Hi, I'm 21 and since I was in elementary school I've felt I was the wrong gender. But, I've always been scared to talk about these feelings because, as the oldest, my dad taught me that I need to be manly. That I need to like girls. But I don't. And recently, I've decided i can't take it. I want to become a woman, but I'm scared to tell anyone, and I don't even know how I'd start the treatments. My question is, how should I go about telling family and friends, and how do I begin the transition?
I think the most important thing I can tell you here is that you don’t need to have everything planned out right now.

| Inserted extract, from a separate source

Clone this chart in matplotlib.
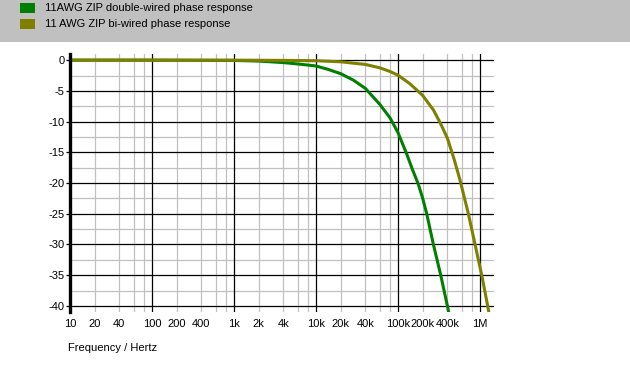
import numpy as np
import matplotlib
matplotlib.use("Agg")
import matplotlib.pyplot as plt
from matplotlib.patches import Rectangle
from matplotlib.ticker import FixedLocator, NullFormatter

plt.rcParams["font.family"] = ["Liberation Sans", "DejaVu Sans"]

# phase response (Hz, degrees)
freq_double = [10, 100, 1000, 2000, 4000, 6300, 10000, 14000, 20000, 28500,
               40000, 60000, 80000, 100000, 127000, 150000, 177000, 200000,
               224000, 270000, 332000, 400000, 415000]
phase_double = [0, 0, -0.05, -0.15, -0.4, -0.65, -0.95, -1.5, -2.2, -3.25,
                -4.6, -7.2, -9.4, -11.8, -15.2, -17.8, -20.2, -22.5,
                -25.0, -30.0, -35.0, -40.0, -41.0]

freq_bi = [10, 1000, 5000, 10000, 20000, 40000, 60000, 80000, 100000, 140000,
           200000, 270000, 330000, 400000, 480000, 570000, 721000, 870000,
           1050000, 1240000, 1280000]
phase_bi = [0, 0, -0.05, -0.1, -0.27, -0.7, -1.25, -1.85, -2.45, -3.85,
            -5.75, -8.1, -10.3, -12.7, -16.0, -19.5, -25.0, -30.0,
            -35.0, -40.0, -41.0]

label_double = "11AWG ZIP double-wired phase response"
label_bi = "11 AWG ZIP bi-wired phase response"
col_double = "#008000"
col_bi = "#808000"

xtick_vals = [10, 20, 40, 100, 200, 400, 1e3, 2e3, 4e3, 1e4, 2e4, 4e4,
              1e5, 2e5, 4e5, 1e6]
xtick_labels = ["10", "20", "40", "100", "200", "400", "1k", "2k", "4k",
                "10k", "20k", "40k", "100k", "200k", "400k", "1M"]
ytick_vals = [0, -5, -10, -15, -20, -25, -30, -35, -40]

W, H = 630, 365
fig = plt.figure(figsize=(W / 100, H / 100), dpi=100)

# grey header with legend
fig.patches.append(Rectangle((0, 1 - 42 / H), 1, 42 / H, transform=fig.transFigure,
                             facecolor="#c0c0c0", edgecolor="none", zorder=0))
for i, (lab, col) in enumerate([(label_double, col_double), (label_bi, col_bi)]):
    yc = 8 + i * 16
    fig.patches.append(Rectangle((20 / W, 1 - (yc + 5) / H), 15 / W, 10 / H,
                                 transform=fig.transFigure, facecolor=col,
                                 edgecolor="none", zorder=1))
    fig.text(45 / W, 1 - yc / H, lab, fontsize=8, va="center", ha="left")

ax = fig.add_axes([70 / W, 1 - 312 / H, 424 / W, 258 / H])
ax.set_xscale("log")
ax.set_xlim(10, 10 ** (6 + 14 / 82))
ax.set_ylim(-41, 1)

minor_x = [m * 10 ** d for d in range(1, 7) for m in (2, 4, 6, 8)]
for x in minor_x:
    ax.axvline(x, color="#c0c0c0", lw=0.9, zorder=1)
for d in range(1, 7):
    ax.axvline(10 ** d, color="black", lw=0.9, zorder=2)
for y in np.arange(-37.5, 0, 5):
    ax.axhline(y, color="#c0c0c0", lw=0.9, zorder=1)
for y in ytick_vals:
    ax.axhline(y, color="black", lw=0.9, zorder=2)

ax.plot(freq_double, phase_double, color=col_double, lw=2.2, zorder=4)
ax.plot(freq_bi, phase_bi, color=col_bi, lw=2.2, zorder=4)

for s in ["top", "right", "bottom"]:
    ax.spines[s].set_visible(False)
ax.spines["left"].set_linewidth(2.4)
ax.spines["left"].set_zorder(5)

ax.xaxis.set_major_locator(FixedLocator(xtick_vals))
ax.set_xticklabels(xtick_labels)
ax.xaxis.set_minor_formatter(NullFormatter())
ax.tick_params(axis="x", which="both", length=0, pad=5, labelsize=8)
ax.set_yticks(ytick_vals)
ax.set_yticklabels([str(v) for v in ytick_vals])
ax.tick_params(axis="y", length=3, width=0.9, pad=1, labelsize=8)

fig.text(68 / W, 1 - 348 / H, "Frequency / Hertz", fontsize=8, va="center", ha="left")

fig.savefig("out.png", dpi=100)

Give yourself some time. It sounds like this is something you’ve recently started to come to terms with, So give yourself some time to be comfortable. Give yourself some time to accept who you are. Decide what steps you want to take.
Once you’ve given yourself a little time to breathe, decide who you want to come out to and in what order. Will your little brother be able to help explain to your dad? Is it not that important for some distant relative to know? Do you have someone you know will support you and care about you that you might want to talk to first? Is it safe for you to be out to certain people, such as coworkers, friends, or family members? Always keep your safety in mind. (For example, if it’s legal or common in your area for trans people to be fired or otherwise mistreated at work, you may want to have a backup plan lined up just in case.)
For some trans people, hormones and surgery help a lot! (Check out our timeline tag!) Some people, whether for health reasons or because they’re athletes or military or just busy, don’t see medical changes in as a priority, which is fine too.
If you decide that’s something you want,
if you live somewhere with single-payer healthcare, research your government’s policy because it might be covered at little cost
otherwise, if you have insurance, call your insurance company with your insurance card within reach and ask what your policy covers
if you don’t have health insurance and live somewhere with capitalistic healthcare, surgery in particular might be expensive (though hormones may be doable depending on your income). In that case, you’ll just have to look at the alternatives other people from your country take when they need healthcare but can’t afford it, such as seeking out nonprofits like Planned Parenthood (they do HRT now!) or, in extreme cases, traveling outside the country. Do your research and stay safe!
Otherwise, many people gradually experiment with their gender presentation, trying out lip gloss, then maybe eyeliner, or perhaps tucking. Take a look at our feminizing tag! You don’t have to do everything suggested, just pick and choose what works for you.
Another important step for many people is deciding whether not they want to keep the name they were born with. Lots of trans people find that after they realize who they are, the old one doesn’t fit, so they take a chosen name.